The Fenske equation in continuous fractional distillation is an equation used for calculating the minimum number of theoretical plates required for the separation of a binary feed stream by a fractionation column that is being operated at total reflux (i.e., which means that no overhead product distillate is being withdrawn from the column).

The equation was derived in 1932 by Merrell Fenske, a professor who served as the head of the chemical engineering department at the Pennsylvania State University from 1959 to 1969.

When designing large-scale, continuous industrial distillation towers, it is very useful to first calculate the minimum number of theoretical plates required to obtain the desired overhead product composition.

==Common versions of the Fenske equation==

This is one of the many different but equivalent versions of the Fenske equation valid only for binary mixtures:

$\ N = \frac{\log \, \bigg[ \Big(\frac{X_d}{1-X_d}\Big)\Big(\frac{1-X_b}{X_b} \Big) \bigg]}{\log \, \alpha_{avg}}$

where:
- $N$ is the minimum number of theoretical plates required at total reflux (of which the reboiler is one),
- $X_d$  is the mole fraction of more volatile component in the overhead distillate,
- $X_b$  is the mole fraction of more volatile component in the bottoms,
- $\alpha_{avg}$  is the average relative volatility of the more volatile component to the less volatile component.
For a multi-component mixture the following formula holds.
For ease of expression, the more volatile and the less volatile components are commonly referred to as the light key (LK) and the heavy key (HK), respectively. Using that terminology, the above equation may be expressed as:

$\ N = \frac{\log \, \bigg[ \Big(\frac{LK_d}{HK_d}\Big)\Big(\frac{HK_b}{LK_b} \Big) \bigg]}{\log \, \alpha_{avg}}$

or also:

$\ N = \frac{\log \, \bigg[ \Big(\frac{LK_d}{1-LK_d}\Big)\Big(\frac{1-LK_b}{LK_b} \Big) \bigg]}{\log \, \alpha_{avg}}$

If the relative volatility of the light key to the heavy key is constant from the column top to the column bottom, then $\alpha_{avg.}$ is simply $\alpha$. If the relative volatility is not constant from top to bottom of the column, then the following approximation may be used:

$\alpha_{avg.} = \sqrt {(\alpha_t)(\alpha_b)}$

where:
- $\alpha_t$ is the relative volatility of light key to heavy key at top of column,
- $\alpha_b$ is the relative volatility of light key to heavy key at bottom of column.
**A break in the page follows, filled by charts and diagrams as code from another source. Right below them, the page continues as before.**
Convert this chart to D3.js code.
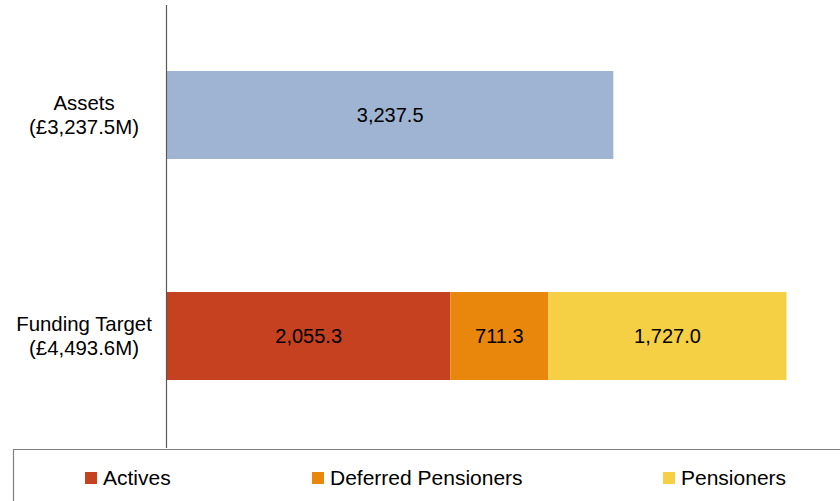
<!DOCTYPE html>
<html>
<head>
<meta charset="utf-8">
<script src="https://cdnjs.cloudflare.com/ajax/libs/d3/7.8.5/d3.min.js"></script>
<style>
  body { margin: 0; background: #fff; }
  text { font-family: "Liberation Sans", Arial, sans-serif; }
</style>
</head>
<body>
<div id="chart"></div>
<script>
// data
var categories = ["Assets", "Funding Target"];
var categoryTotals = ["£3,237.5M", "£4,493.6M"];
var seriesNames = ["Assets", "Actives", "Deferred Pensioners", "Pensioners"];
var assetsValues = [3237.5, 0];
var activesValues = [0, 2055.3];
var deferredValues = [0, 711.3];
var pensionersValues = [0, 1727.0];
var legendNames = ["Actives", "Deferred Pensioners", "Pensioners"];

var colors = ["#9fb4d3", "#c54120", "#e8870b", "#f5d045"];

var width = 840, height = 501;
var margin = {top: 5, left: 167, right: 20, bottom: 56};

var svg = d3.select("#chart")
  .append("svg")
    .attr("width", width)
    .attr("height", height);

var x = d3.scaleLinear()
  .domain([0, 4493.6])
  .range([margin.left, 786.5]);

var y = d3.scaleBand()
  .domain(categories)
  .range([26.8, 424.2])
  .paddingInner(0.602)
  .paddingOuter(0.2);

// build stack rows
var rows = categories.map(function(c, i) {
  return {cat: c, Assets: assetsValues[i], Actives: activesValues[i],
          "Deferred Pensioners": deferredValues[i], Pensioners: pensionersValues[i]};
});
var stack = d3.stack().keys(seriesNames)(rows);

stack.forEach(function(layer, k) {
  var g = svg.append("g");
  var segs = layer.filter(function(d) { return d[1] - d[0] > 0; });
  g.selectAll("rect")
    .data(segs)
    .enter().append("rect")
      .attr("x", function(d) { return x(d[0]); })
      .attr("width", function(d) { return x(d[1]) - x(d[0]); })
      .attr("y", function(d) { return y(d.data.cat); })
      .attr("height", y.bandwidth())
      .attr("fill", colors[k]);
  g.selectAll("text")
    .data(segs)
    .enter().append("text")
      .attr("x", function(d) { return (x(d[0]) + x(d[1])) / 2; })
      .attr("y", function(d) { return y(d.data.cat) + y.bandwidth() / 2 + 7; })
      .attr("text-anchor", "middle")
      .style("font-size", "20px")
      .attr("fill", "#000")
      .text(function(d) { return d3.format(",.1f")(d[1] - d[0]); });
});

// vertical axis line
svg.append("line")
  .attr("x1", margin.left - 0.5).attr("x2", margin.left - 0.5)
  .attr("y1", 5).attr("y2", 448)
  .attr("stroke", "#595959")
  .attr("stroke-width", 1.2);

// category labels
var labels = svg.append("g").selectAll("text")
  .data(categories)
  .enter().append("text")
    .attr("text-anchor", "middle")
    .style("font-size", "20.4px")
    .attr("fill", "#000")
    .attr("transform", function(d) { return "translate(84," + (y(d) + y.bandwidth() / 2) + ")"; });
labels.append("tspan").attr("x", 0).attr("y", -5).text(function(d) { return d; });
labels.append("tspan").attr("x", 0).attr("y", 19).text(function(d, i) { return "(" + categoryTotals[i] + ")"; });

// legend box
svg.append("path")
  .attr("d", "M13.5,501 V449.5 H840")
  .attr("fill", "none")
  .attr("stroke", "#7f7f7f")
  .attr("stroke-width", 1.2);

var legendX = [85, 312, 663];
var legend = svg.append("g").selectAll("g")
  .data(legendNames)
  .enter().append("g")
    .attr("transform", function(d, i) { return "translate(" + legendX[i] + ",472)"; });
legend.append("rect")
  .attr("width", 12).attr("height", 12)
  .attr("fill", function(d, i) { return colors[i + 1]; });
legend.append("text")
  .attr("x", 18).attr("y", 13)
  .style("font-size", "21px")
  .attr("fill", "#000")
  .text(function(d) { return d; });
</script>
</body>
</html>
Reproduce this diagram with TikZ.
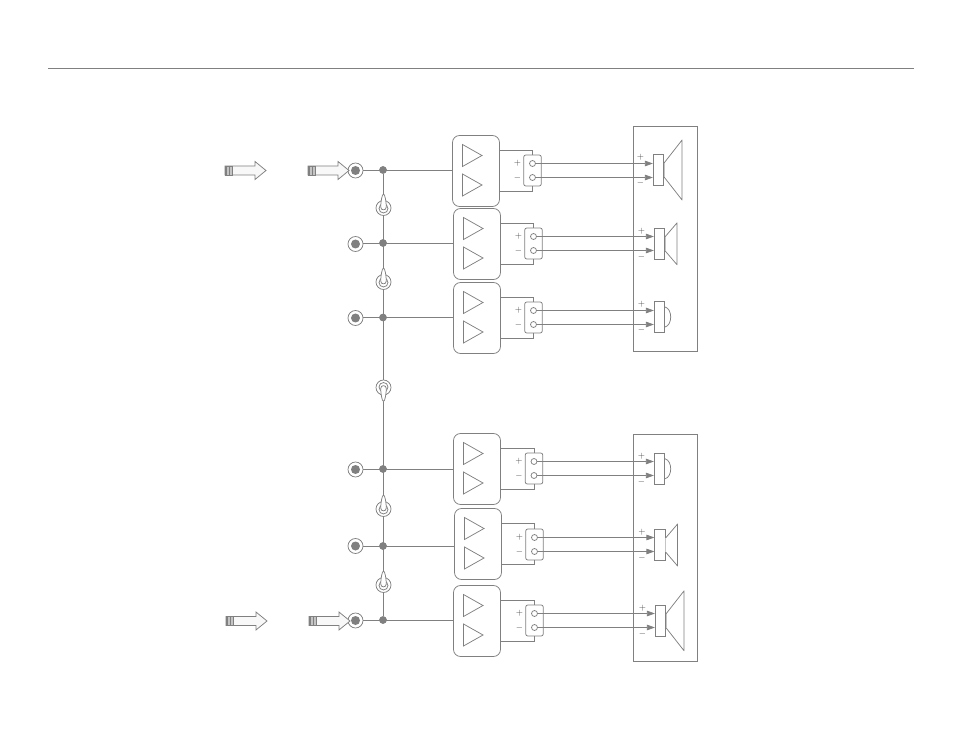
\documentclass[tikz,border=0pt]{standalone}
\usepackage{amsmath,amssymb}
\usepackage{tikz}
\usetikzlibrary{arrows.meta}

\definecolor{linegray}{HTML}{808080}
\definecolor{softgray}{HTML}{C4C4C4}

\tikzset{
  line/.style={draw=linegray,line width=0.75pt},
  ampbox/.style={line,rounded corners=7pt,minimum width=47pt,minimum height=71pt,inner sep=0pt},
  termbox/.style={line,rounded corners=2pt,minimum width=17.5pt,minimum height=31pt,inner sep=0pt},
  pinhole/.style={line,circle,fill=white,minimum size=6pt,inner sep=0pt},
  junction/.style={circle,fill=linegray,minimum size=7.5pt,inner sep=0pt},
  jackring/.style={line,circle,fill=white,minimum size=15pt,inner sep=0pt},
  jackcore/.style={circle,fill=linegray,minimum size=9pt,inner sep=0pt},
  driverbox/.style={line,fill=white,minimum width=10.4pt,minimum height=31pt,inner sep=0pt},
  sign/.style={text=linegray!55!black,inner sep=0pt,font=\fontsize{9}{9}\selectfont},
  wire/.style={line,-{Triangle[length=8pt,width=5.5pt,color=linegray]}},
  toggle/.pic={
    \node[jackring] (-ring) at (0,0) {};
    \node[line,circle,minimum size=9pt,inner sep=0pt] (-hub) at (0,0.5) {};
    \draw[line,fill=white] (0,-14) .. controls (1.4,-14) and (2.8,-6) .. (2.8,-1)
      .. controls (2.8,2.8) and (-2.8,2.8) .. (-2.8,-1)
      .. controls (-2.8,-6) and (-1.4,-14) .. (0,-14);
  },
  feedarrow/.pic={
    \draw[line,fill=softgray!12] (0,-4.5) -- (30,-4.5) -- (30,-9) -- (41,0) -- (30,9) -- (30,4.5) -- (0,4.5) -- cycle;
    \fill[softgray] (0,-4.5) rectangle (7,4.5);
    \fill[linegray] (0,-4.5) rectangle (1.8,4.5);
    \fill[linegray] (3.5,-4.5) rectangle (4.7,4.5);
    \draw[line] (0,-4.5) rectangle (7,4.5);
  },
}

\begin{document}
\begin{tikzpicture}[x=1pt,y=-1pt]
  \useasboundingbox (0,0) rectangle (954,738);

  \coordinate (ruleL) at (48,68.5);
  \coordinate (ruleR) at (914,68.5);
  \draw[line] (ruleL) -- (ruleR);

  % cabinets
  \node[line,minimum width=64pt,minimum height=225pt,inner sep=0pt] (cabA) at (665.5,239) {};
  \node[line,minimum width=64pt,minimum height=227pt,inner sep=0pt] (cabB) at (665.5,548) {};

  % one channel per row
  \foreach \r/\ax/\ay/\jy/\dy/\tx/\ty/\sx/\sy in {
      1/476/171/170.5/170/532.5/170.5/658.5/170,
      2/477/244/244/243/533.5/243.5/659.5/243.8,
      3/477/318/318/317.5/533.5/317.5/659.5/317,
      4/477/469/469.5/469/534/468.5/659.5/468.8,
      5/478/544/546/546/534.5/544.5/660/545,
      6/477/621/620.5/620/534.5/620.5/660.5/620.8} {
    \node[ampbox] (amp\r) at (\ax,\ay) {};
    \node[jackring] (jack\r) at (355.5,\jy) {};
    \node[jackcore] (core\r) at (jack\r) {};
    \node[junction] (dot\r) at (383,\dy) {};
    \draw[line] (jack\r.east |- dot\r) -- (amp\r.west |- dot\r);

    \draw[line] ([shift={(-13.5,-26.5)}]amp\r.center) -- ++(19.5,11) -- ++(-19.5,11) -- cycle;
    \draw[line] ([shift={(-13.5,3)}]amp\r.center) -- ++(19.5,11) -- ++(-19.5,11) -- cycle;

    \node[termbox] (term\r) at (\tx,\ty) {};
    \draw[line] ([yshift=20.5pt]amp\r.east) -| (term\r.north);
    \draw[line] ([yshift=-20.5pt]amp\r.east) -| (term\r.south);
    \node[pinhole] (pinP\r) at ([shift={(0,-7)}]term\r.center) {};
    \node[pinhole] (pinN\r) at ([shift={(0,7)}]term\r.center) {};
    \node[sign] (plus\r) at ([shift={(-6,-7)}]term\r.west) {$+$};
    \node[sign] (minus\r) at ([shift={(-6,7.5)}]term\r.west) {$-$};

    \node[driverbox] (drv\r) at (\sx,\sy) {};
    \draw[wire] (pinP\r.east) -- (drv\r.west |- pinP\r);
    \draw[wire] (pinN\r.east) -- (drv\r.west |- pinN\r);
    \node[sign] (drvplus\r) at ([shift={(-12.5,-12.5)}]drv\r.west) {$+$};
    \node[sign] (drvminus\r) at ([shift={(-12.5,13)}]drv\r.west) {$-$};
  }

  % woofers and mids
  \foreach \r/\cw/\ch in {1/18/30,6/18/30,2/12/21,5/12/21} {
    \draw[line,line join=round] ([yshift=7pt]drv\r.east) -- ++(\cw,-\ch+7) -- ++(0,2*\ch) -- ([yshift=-7pt]drv\r.east);
    \draw[softgray,line width=1pt] ([yshift=7pt]drv\r.east) -- ([yshift=-7pt]drv\r.east);
  }
  % tweeters
  \foreach \r in {3,4} {
    \draw[line] ([yshift=10pt]drv\r.east) .. controls +(7.5,2) and +(7.5,-2) .. ([yshift=-10pt]drv\r.east);
  }

  % bus and switches
  \draw[line] (dot1) -- (dot6);
  \foreach \r in {1,...,6} {
    \node[junction] at (dot\r) {};
  }
  \pic (swA) at (383.5,208) {toggle};
  \pic (swB) at (383.5,282) {toggle};
  \pic[yscale=-1] (swC) at (383.5,387.5) {toggle};
  \pic (swD) at (383.5,509) {toggle};
  \pic (swE) at (383.5,585) {toggle};

  % inputs
  \pic (inA) at (225,170.5) {feedarrow};
  \pic (inB) at (308,170.5) {feedarrow};
  \pic (inC) at (226,621) {feedarrow};
  \pic (inD) at (309,621) {feedarrow};
\end{tikzpicture}
\end{document}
The above forms of the Fenske equation can be modified for use in the total reflux distillation of multi-component feeds. It is also helpful in solving liquid–liquid extraction problems, because an extraction system can also be represented as a series of equilibrium stages and relative solubility can be substituted for relative volatility.

==Another form of the Fenske equation==

A derivation of another form of the Fenske equation for use in gas chromatography is available on the U.S. Naval Academy's web site. Using Raoult's law and Dalton's Law for a series of condensation and evaporation cycles (i.e., equilibrium stages), the following form of the Fenske equation is obtained:

$\ \frac{Z_a}{Z_b} = \frac{X_a}{X_b} \left (\frac{P^0_a}{P^0_b} \right) ^N$

where:
- $N$  is the number of equilibrium stages,
- $Z_n$  is the mole fraction of component n in the vapor phase,
- $X_n$  is the mole fraction of component n in the liquid phase,
- ${P^0_n}$  is the vapor pressure of pure component n.